Dalam rekomendasi itu, masyarakat adat Paser juga meminta agar saat proses perencanaan pembangunan IKN, pemerintah pusat dan pemerintah daerah harus memperhatikan keberadaan wilayah kehidupan masyarakat adat Paser agar keduanya bisa berjalan seimbang dan berkelanjutan.
Begitu pula dalam bidang ketenagakerjaan, pemerintah harus memperhatikan keseimbangan agar masyarakat adat Paser juga bisa berkontribusi lebih besar untuk pembangunan daerah dan bangsanya.

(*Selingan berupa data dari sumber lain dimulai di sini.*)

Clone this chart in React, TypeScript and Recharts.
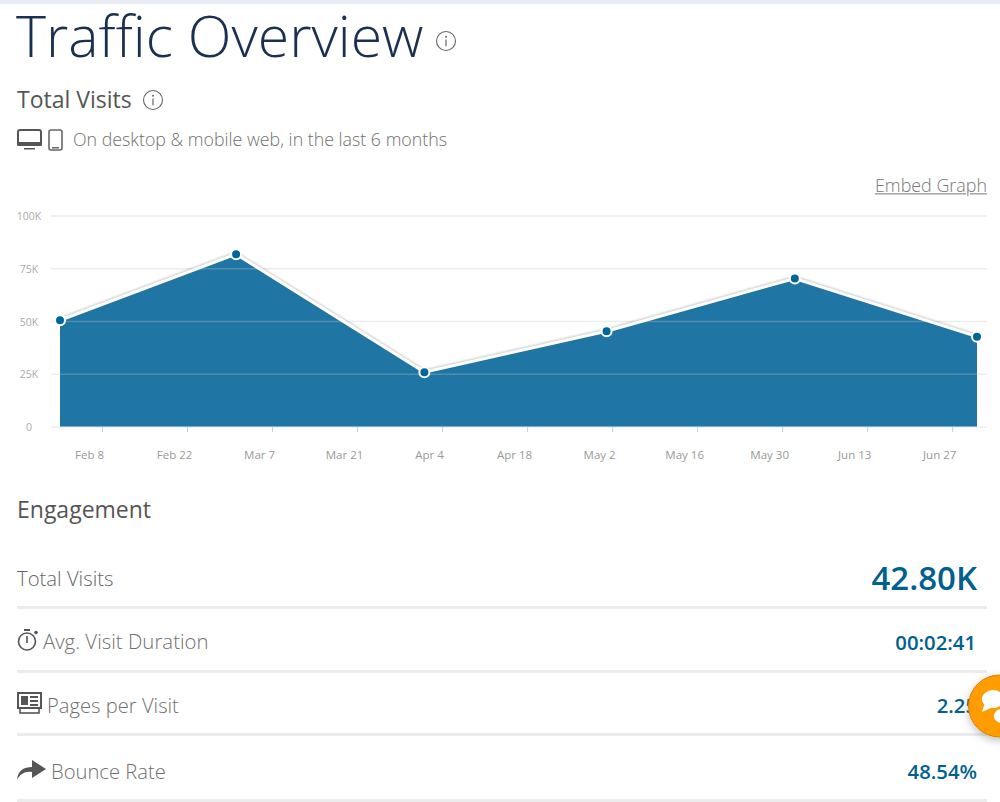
import React from "react";
import { ComposedChart, Area, Line, XAxis, YAxis, ReferenceLine } from "recharts";

const monthDays = [0, 29, 60, 90, 121, 151];
const visits = [50600, 81900, 26000, 45400, 70400, 42800];
const tickDays = [7, 21, 35, 49, 63, 77, 91, 105, 119, 133, 147];
const tickLabels = ["Feb 8", "Feb 22", "Mar 7", "Mar 21", "Apr 4", "Apr 18", "May 2", "May 16", "May 30", "Jun 13", "Jun 27"];
const yTicks = [0, 25000, 50000, 75000, 100000];
const yLabels = ["0", "25K", "50K", "75K", "100K"];

const rows = monthDays.map((day, i) => ({ day, visits: visits[i] }));
const FONT = '"Open Sans", sans-serif';

const XTick = (p: any) => {
  const i = tickDays.indexOf(p.payload.value);
  return (
    <text x={p.x - 13} y={p.y + 25} textAnchor="middle" fontFamily={FONT} fontSize={11.5} fill="#999">
      {tickLabels[i]}
    </text>
  );
};
const YTick = (p: any) => {
  const i = yTicks.indexOf(p.payload.value);
  return (
    <text x={29} y={p.y + 4} textAnchor="middle" fontFamily={FONT} fontSize={10.5} fill="#aaa">
      {yLabels[i]}
    </text>
  );
};

const T = ({ x, y, size, color, weight = 300, right, under, children }: any) => (
  <div
    style={{
      position: "absolute",
      ...(right !== undefined ? { right: 1000 - right } : { left: x }),
      top: y,
      transform: "translateY(-50%)",
      fontFamily: FONT,
      fontSize: size,
      color,
      fontWeight: weight,
      lineHeight: 1.3,
      whiteSpace: "nowrap",
      textDecoration: under ? "underline" : "none",
    }}
  >
    {children}
  </div>
);

const Info = ({ x, y, r }: any) => (
  <svg style={{ position: "absolute", left: x - r - 1, top: y - r - 1 }} width={2 * r + 2} height={2 * r + 2}>
    <circle cx={r + 1} cy={r + 1} r={r - 0.5} fill="none" stroke="#666" strokeWidth={1.1} />
    <circle cx={r + 1} cy={r + 1 - r * 0.42} r={1} fill="#666" />
    <rect x={r + 0.4} y={r + 1 - r * 0.15} width={1.2} height={r * 0.68} fill="#666" />
  </svg>
);

const Sep = ({ y }: any) => (
  <div style={{ position: "absolute", left: 17, width: 970, top: y - 1.5, height: 3, background: "#ececec" }} />
);

export default function App() {
  return (
    <div style={{ position: "absolute", left: 0, top: 0, width: 1000, height: 802, background: "#fff", overflow: "hidden" }}>
      <div style={{ position: "absolute", left: 0, top: 0, width: 1000, height: 4, background: "#e9ecf3" }} />
      <T x={16} y={35} size={57.2} color="#1b3050">Traffic Overview</T>
      <Info x={446} y={41} r={10} />
      <T x={17} y={100} size={23} color="#555" weight={400}>Total Visits</T>
      <Info x={153} y={100} r={10} />

      <svg style={{ position: "absolute", left: 17, top: 128 }} width={48} height={24}>
        <rect x={1} y={2} width={23} height={15} rx={2} fill="none" stroke="#555" strokeWidth={2} />
        <rect x={0} y={14} width={25} height={4} rx={1} fill="#555" />
        <rect x={7} y={20} width={11} height={1.5} fill="#555" />
        <rect x={32} y={2} width={13} height={20} rx={2} fill="none" stroke="#666" strokeWidth={1.6} />
        <rect x={35} y={19} width={7} height={1.5} fill="#666" />
      </svg>
      <T x={73} y={140} size={17.8} color="#707070">On desktop &amp; mobile web, in the last 6 months</T>
      <T right={987} y={186} size={17.9} color="#777" under>Embed Graph</T>

      <div style={{ position: "absolute", left: 0, top: 190 }}>
        <ComposedChart width={1000} height={280} data={rows} margin={{ top: 26, right: 13, bottom: 0, left: 0 }}>
          <XAxis
            dataKey="day"
            type="number"
            domain={[0, 151]}
            ticks={tickDays}
            padding={{ left: 9, right: 10 }}
            height={43}
            tick={<XTick />}
            tickSize={5}
            tickLine={{ stroke: "#c0d0e0" }}
            axisLine={{ stroke: "#e6e6e6" }}
            interval={0}
          />
          <YAxis
            type="number"
            domain={[0, 100000]}
            ticks={yTicks}
            width={51}
            tick={<YTick />}
            tickLine={false}
            axisLine={false}
            interval={0}
          />
          <Area dataKey="visits" type="linear" fill="#1f76a4" fillOpacity={1} stroke="none" isAnimationActive={false} dot={false} activeDot={false} />
          {yTicks.slice(1).map((t) => (
            <ReferenceLine key={t} y={t} stroke="rgba(190,198,205,0.3)" strokeWidth={1.5} />
          ))}
          <Line
            dataKey="visits"
            type="linear"
            stroke="#fff"
            strokeWidth={3}
            isAnimationActive={false}
            style={{ filter: "drop-shadow(0px -1px 1px rgba(0,0,0,0.22))" }}
            dot={false}
            activeDot={false}
            legendType="none"
          />
          <Line
            dataKey="visits"
            type="linear"
            stroke="none"
            isAnimationActive={false}
            dot={{ r: 5, fill: "#00669a", stroke: "#fff", strokeWidth: 2 }}
            activeDot={false}
            legendType="none"
          />
        </ComposedChart>
      </div>

      <T x={17} y={510} size={23} color="#555" weight={400}>Engagement</T>
      <T x={17} y={578} size={20.3} color="#666">Total Visits</T>
      <T right={977} y={578} size={33} color="#00608f" weight={600}>42.80K</T>
      <Sep y={607} />

      <svg style={{ position: "absolute", left: 16, top: 628 }} width={24} height={24}>
        <circle cx={11} cy={13.5} r={8.5} fill="none" stroke="#555" strokeWidth={1.6} />
        <rect x={8} y={1} width={6} height={2} fill="#555" />
        <rect x={10.2} y={8} width={1.6} height={7} fill="#555" />
        <circle cx={20} cy={4.5} r={1.8} fill="#555" />
      </svg>
      <T x={43} y={641} size={20.4} color="#707070">Avg. Visit Duration</T>
      <T right={976} y={642} size={20.3} color="#00608f" weight={600}>00:02:41</T>
      <Sep y={671} />

      <svg style={{ position: "absolute", left: 17, top: 692 }} width={26} height={24}>
        <rect x={1} y={1} width={23} height={15} fill="none" stroke="#555" strokeWidth={2} />
        <rect x={4} y={4} width={7} height={9} fill="#555" />
        <rect x={13} y={4} width={8} height={2} fill="#555" />
        <rect x={13} y={8} width={8} height={2} fill="#555" />
        <rect x={13} y={12} width={8} height={2} fill="#555" />
        <rect x={3} y={16} width={19} height={5} fill="none" stroke="#555" strokeWidth={1.6} />
      </svg>
      <T x={47} y={705} size={20.2} color="#707070">Pages per Visit</T>
      <T right={977} y={705} size={20.3} color="#00608f" weight={600}>2.25</T>
      <Sep y={734} />

      <svg style={{ position: "absolute", left: 17, top: 758 }} width={30} height={24}>
        <path d="M0 22 C1 12 7 9 15 9 L15 2 L29 11 L15 20 L15 14 C8 13 3 16 0 22 Z" fill="#555" />
      </svg>
      <T x={51} y={771} size={20.2} color="#707070">Bounce Rate</T>
      <T right={977} y={771} size={20.3} color="#00608f" weight={600}>48.54%</T>
      <Sep y={800} />

      <svg style={{ position: "absolute", left: 945, top: 662 }} width={55} height={92}>
        <defs>
          <filter id="chatShadow" x="-30%" y="-30%" width="160%" height="170%">
            <feDropShadow dx={0} dy={3} stdDeviation={4} floodColor="#000" floodOpacity={0.25} />
          </filter>
        </defs>
        <circle cx={54.5} cy={44} r={31} fill="#ff9c00" stroke="#d4820e" strokeWidth={1} filter="url(#chatShadow)" />
        <ellipse cx={48} cy={37} rx={11} ry={9} fill="#fff" />
        <path d="M40 40 L37 50 L50 44 Z" fill="#fff" />
        <ellipse cx={58} cy={54} rx={10} ry={8} fill="#fff" stroke="#ff9c00" strokeWidth={1.5} />
      </svg>
    </div>
  );
}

“Kami juga berharap IKN di PPU nanti, berbeda dengan yang ada di Jakarta, kami menginginkan IKN rasa Nusantara,” dia menerangkan.
Eko bilang jika jika rekomendasi itu tak diperhatikan, masyarakat adat Paser mengancam bermonstrasi menolak n pemindahan Ibu Kota Negara.
Advertisement
Masyarakat Adat Paser Sepakat IKN di PPU
“Kami akan melakukan aksi penolakan terhadap pemindahan IKN apabila sejumlah permintaan masyarakat adat Paser di PPU tidak diakomodir oleh pemerintah pusat,” dia menegaskan.
Wabup PPU Ir. H Hamdam meminta pemerintah daerah dan masyarakat PPU selalu dilibatkan di tiap pembahasan yang berkaitan dengan IKN sehingga bisa memberi masukan-masukan kepada pemerintah pusat.
“Untuk jangka pendek yang perlu dilakukan adalah memberikan pelatihan-pelatihan kepada putra -putri yang minim pendidikan dan untuk jangka panjangnya perlu dibuatnya perguruan tinggi PPU. Namun perlu juga terjalin kekompakan semua masyarakat yang ada sehingga kita bisa menjadi sebuah kekuatan yang besar,” ucap Hamdam.
Asisten II Setkab PPU, Ahmad Usman menuturkan, secara umum seluruh perwakilan suku di PPU yang hadir menyetujui ditetapkannya IKN di PPU. Namun masyarakat adat Paser menyampaikan beberapa rekomendasi kepada Pemerintah Pusat dan Pemerintah Daerah agar dapat diterima serta ditindaklanjuti sesuai Kongres Masyarakat Adat Paser.
Menurut dia, seluruh peserta diskusi juga sepakat meminta kepada Pemerintah Pusat agar tetap menjaga dan melestarikan semua adat, kebudayaan dan simbol-simbol kedaerahan yang ada di PPU. Lebih khusus adat istiadat suku paser seperti Adat Belian Nondoi.
“Hal itu termasuk dilakukan peningkatan dan perbaikan seluruh infrastruktur khususnya jalanan, Peningkatan SDM masyarakat melalui pelatihan kerja dan lain-lain,” kata Usman.
Dalam kesempatan itu, Staf Ahli Sosial Penanggulangan Kemiskinan Bappenas RI, Dr Vivi Yulaswati menjelaskan, tujuan FGD ini adalah berdiskusi bersama berkaitan pemindahan IKN ke PPU. Namun timnya lebih fokus kepada aspek sosial budaya dan ekonomi.
“Kami perlu masukan-masukan berkaitan dengan kebudayaan lokal yang ada sehingga nantinya perlu tetap dilestarikan kedepannya, seperti nama-nama tempat, simbol, bahasa dan lain-lainnya serta juga perlu masukan terkait aspek ekonomi di daerah itu,” dia menjelaskan.